チヤホヤされるとのぼせあがる若き日の春団治は、ある日取り巻き連中をひきつれて、無一文のくせにとびきり上等のお茶屋にくりこみました。
たらふく飲んで食べたあと、春団治は隣座敷との間のふすまを開けます。裕福そうな商家のだんなが、芸者衆にかこまれています。

若い頃の桂春団治

「だんなはん、お初で失礼ですが、ちと景気つけたいんで、いっしょにやりまへんか。わい、桂春団治でおます」
「ほう、あんさんが春団治はんか。さ、遠慮はいりまへん。こっちきなはれ」
となってみんな合流し、飲めや歌えの大騒ぎ、
「ほんまにええ気分や。だんなはんのおかげだす。お礼にステテコおどりやりまひょ」
と高座で演じるとっておきの芸を披露します。なにしろ手踊り名人の師匠桂文我譲りの秘芸です。だんなも芸者も笑いころげているうちにお開きになる。
春団治はおおげさに首をかしげ、
「さあてだんなはん。わりかんにしたいんやが、どない計算したらええかわからん。どないしまひょ」
と尋ねます。腹の皮がよじれるほど笑いころげた商人は、
「あほいわんとき。天下の春団治に勘定なんかさせまへん」
と会計を持ってくれたばかりか、祝儀袋まで渡します。ふすまの横で春団治はペロリと舌を出しました。

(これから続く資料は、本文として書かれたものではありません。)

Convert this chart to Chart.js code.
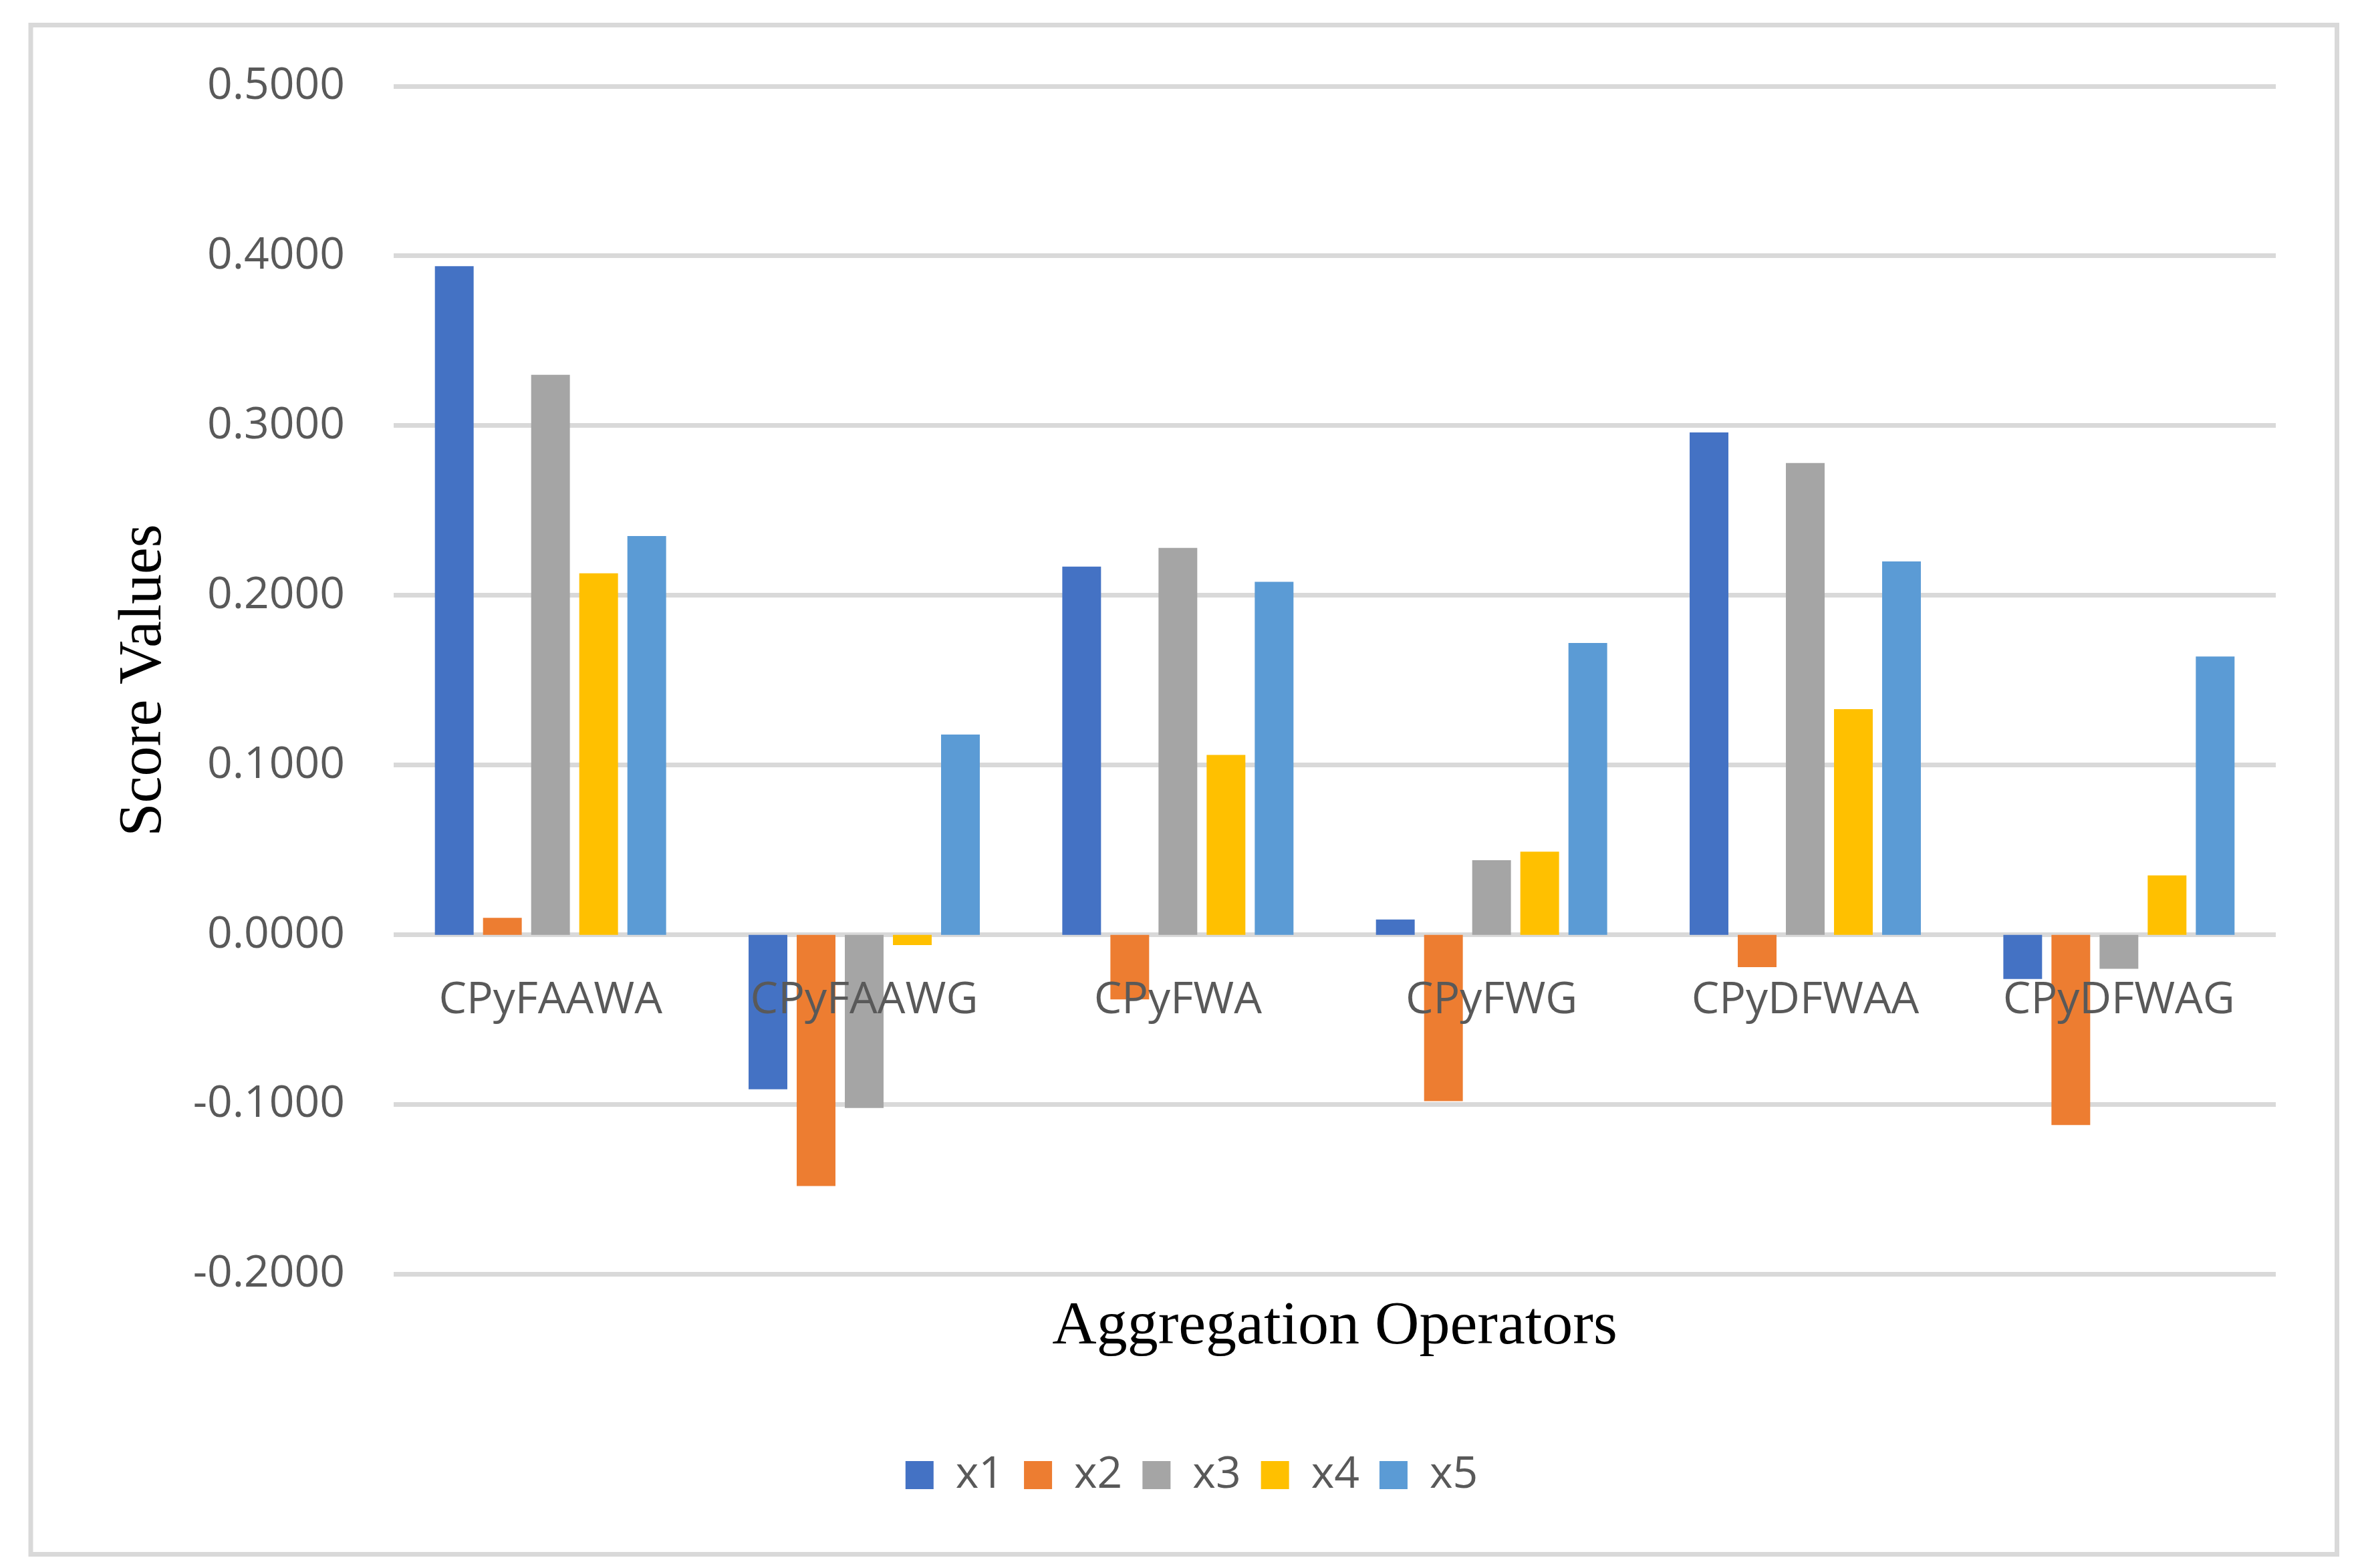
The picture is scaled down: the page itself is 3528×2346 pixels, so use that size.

こんな無軌道な春団治の生活態度を心配した文我の師匠桂文団治は、
「アホなやつやが芸は天才や。まあ嫁はんでも持たせたら、ちっとはましになるやろ」
とあちこち探したあげく、明治40年(1907)京都の旅館の娘でしっかり者との評判の高い東松トミと結婚させます。ときに春団治29才、トミは18才でした。
「芸のためなら女房も泣かす」
とのちに歌われた女房とは、このトミのことです。彼女はけんめいに夫を支えました。
2階借りから長屋を転々とする暮らしですが、春団治の出演料は全部夫に使わせ、自分は寄席「紅梅亭」のお茶子(客の世話をやく案内係)になって生活費を稼ぎ、あんたは日本一の芸人になりなはれ…と励まします。